Hi @mimouschka mumu offers the same options as lulu, so yes, there is an option controlling the minimum ratio:

-c, --minimum_ratio positive float minimum or average abundance ratio observed between a potential parent OTU and a query OTU (method is controlled by the option --minimum_ratio_type). For each sample where both the potential parent OTU and the query OTU are present, the local abundance of the potential parent OTU is divided by the local abundance of the query OTU. If the minimum or average observed value is smaller or equal to the 'minimum_ratio' value, then the potential parent OTU is rejected. Any positive value greater than zero is accepted, and the default value is 1.0.

this is the crucial parameter when working with markers other than ITS (much more than min co-occurence in my experience)

I think that the min co-occurence mechanism in lulu has a bug (see tobiasgf/lulu#8), so changing the min co-occurence should have a limited effect on lulu's results.

Thanks for your explanation @frederic-mahe ! I'll try it out and let you know!

mimouschka commented 6 months ago

Following up on your question (tobiasgf/lulu#20), the min ratio is the abundance of the potential parent divided by the abundance of the child. The default value is 1.0, meaning that the child can be almost as abundant as the potential parent.

A ratio of 1001/1000 passes the filter. A ratio of 1000/1000 does not. You generally want to set min ratio to values >= 1.0. A min ratio smaller than 1.0 would mean that the child can be more abundant than the potential parent, which defeats the purpose of the whole approach.

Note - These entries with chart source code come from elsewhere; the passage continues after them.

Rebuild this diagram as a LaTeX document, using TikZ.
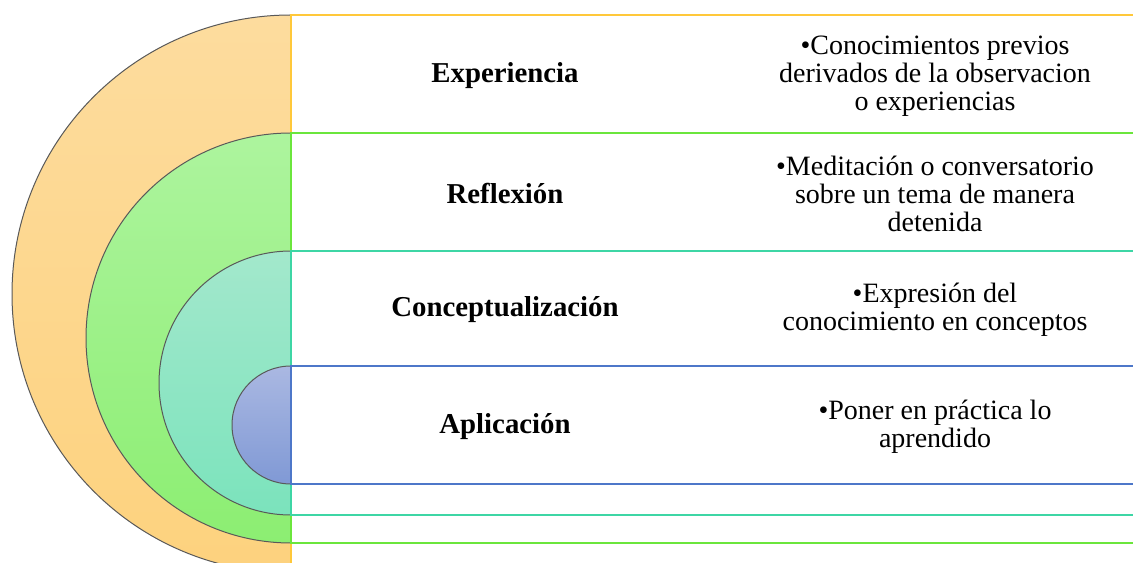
\documentclass[tikz,border=0pt]{standalone}
\usepackage{fontspec}
\setmainfont{Liberation Serif}
\usepackage{xcolor}
\usepackage{tikz}
\usetikzlibrary{positioning}

\definecolor{naranjaA}{HTML}{FDDC9E}
\definecolor{naranjaB}{HTML}{FDD27E}
\definecolor{naranjaL}{HTML}{FFC83A}
\definecolor{verdeA}{HTML}{ADF49E}
\definecolor{verdeB}{HTML}{8CEE72}
\definecolor{verdeL}{HTML}{6BE63C}
\definecolor{tealA}{HTML}{A3E8CC}
\definecolor{tealB}{HTML}{7BE3BC}
\definecolor{tealL}{HTML}{3DD6A5}
\definecolor{azulA}{HTML}{AAB8E2}
\definecolor{azulB}{HTML}{8099D5}
\definecolor{azulL}{HTML}{4D77C9}

\begin{document}
\begin{tikzpicture}[x=0.5pt,y=0.5pt,
	arco/.style={draw=black!65,line width=0.5pt},
	banda/.style={fill=white,line width=0.8pt},
	lbl/.style={font=\fontsize{14.4}{14}\selectfont\bfseries,align=center},
	txt/.style={font=\fontsize{14}{14}\selectfont,align=center}]
		\useasboundingbox (0,0) rectangle (1133,562);
		\clip (0,0) rectangle (1133,562);
		% Experiencia
		\shade[top color=naranjaA,bottom color=naranjaB] (291,547) arc (90:270:279) -- cycle;
		\draw[arco] (291,547) arc (90:270:279);
		\draw[banda,draw=naranjaL] (291,-11) rectangle (1140,547);
		% Reflexion
		\shade[top color=verdeA,bottom color=verdeB] (291,429) arc (90:270:205) -- cycle;
		\draw[arco] (291,429) arc (90:270:205);
		\draw[banda,draw=verdeL] (291,19) rectangle (1140,429);
		% Conceptualizacion
		\shade[top color=tealA,bottom color=tealB] (291,311) arc (90:270:132) -- cycle;
		\draw[arco] (291,311) arc (90:270:132);
		\draw[banda,draw=tealL] (291,47) rectangle (1140,311);
		% Aplicacion
		\shade[top color=azulA,bottom color=azulB] (291,196) arc (90:270:59) -- cycle;
		\draw[arco] (291,196) arc (90:270:59);
		\draw[banda,draw=azulL] (291,78) rectangle (1140,196);
		
		\node[lbl] (lblExp) at (505,486) {Experiencia};
		\node[lbl] (lblRef) at (505,368) {Reflexión};
		\node[lbl] (lblCon) at (505,252) {Conceptualización};
		\node[lbl] (lblApl) at (505,135) {Aplicación};
		
		\node[txt] (txtExp) at (935,486) {•Conocimientos previos\\derivados de la observacion\\o experiencias};
		\node[txt] (txtRef) at (935,368) {•Meditación o conversatorio\\sobre un tema de manera\\detenida};
		\node[txt] (txtCon) at (935,252) {•Expresión del\\conocimiento en conceptos};
		\node[txt] (txtApl) at (935,135) {•Poner en práctica lo\\aprendido};
	\end{tikzpicture}
\end{document}
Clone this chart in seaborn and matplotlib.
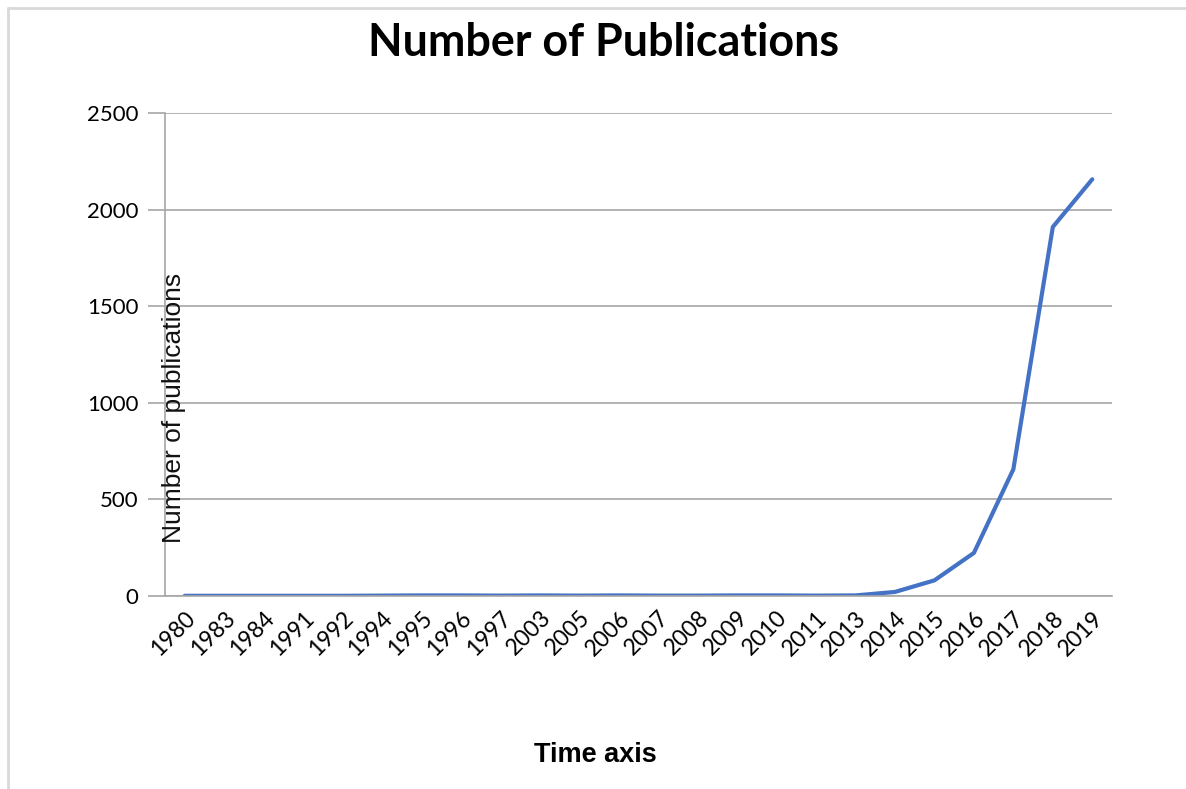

Thanks for your explanation, reading the methods of the original lulu paper and its GitHub readme made me understand that the ratio was abundance of child / potential parent. I agree that the child abundance should be lower than the parent's, and I think that allowing it to be up to as abundant as the parent's (ratio=1) can lead to the loss of OTUs for closely related co-occuring species

frederic-mahe commented 6 months ago

reading the methods of the original lulu paper and its GitHub readme made me understand that the ratio was abundance of child / potential parent.

Yes, documentation is unclear. The best way to know for sure is to make a test:

require(dplyr)
require(lulu)

## create an example with an abundance ratio > 10
matchlist <- data.frame(x = "B" , y = "A", z = 99.0)
otutable <- data.frame(
  row.names = c("A", "B"),
  s1 = c(12, 1),
  s2 = c(12, 1))

## - min ratio threshold = 0.1
## - if ratio is Child/Parent, then B is the parent
##   (A is merged with B)
lulu::lulu(otutable, matchlist, minimum_ratio = 0.1)$curated_table

## no merging

## Alternative hypothesis:
## - min ratio threshold = 10
## - if ratio is Parent/Child, then A is the parent
##   (B is merged with A)
lulu::lulu(otutable, matchlist, minimum_ratio = 10)$curated_table

## merging

Ratio seems to be Parent/Child in lulu (same thing in mumu).

In practice, I think lulu expects OTUs to be sorted by decreasing abundance and will not consider as potential parents OTUs that are lower in the list:

## B is more abundant than A, but appears after A
otutable <- data.frame(
  row.names = c("A", "B"),
  s1 = c(1, 12),
  s2 = c(1, 12))

## hypothesis: OTU order does not matter
lulu::lulu(otutable, matchlist, minimum_ratio = 0.1)$curated_table
lulu::lulu(otutable, matchlist, minimum_ratio = 10)$curated_table

## no merging

For lulu, order seems to matter, min ratios below 1.0 seem to be ignored.

mimouschka commented 6 months ago

Hi @frederic-mahe thanks for clarifying, very helpful indeed. so:

frederic-mahe commented 6 months ago

min ratio is min abundance ratio Parent/Child and can be >= 1 in both lulu and mumu (1: child can be up to as abundant as parent, 10: parent must be 10x more abundant than child for the child to be merged to the parent, etc...)

Yes, that is correct.

lulu expects OTUs to be sorted by decreasing abundance in the OTU table. This is not the case for MUMU (?).

mumu sorts input data. So, mumu's results are not dependent on input order.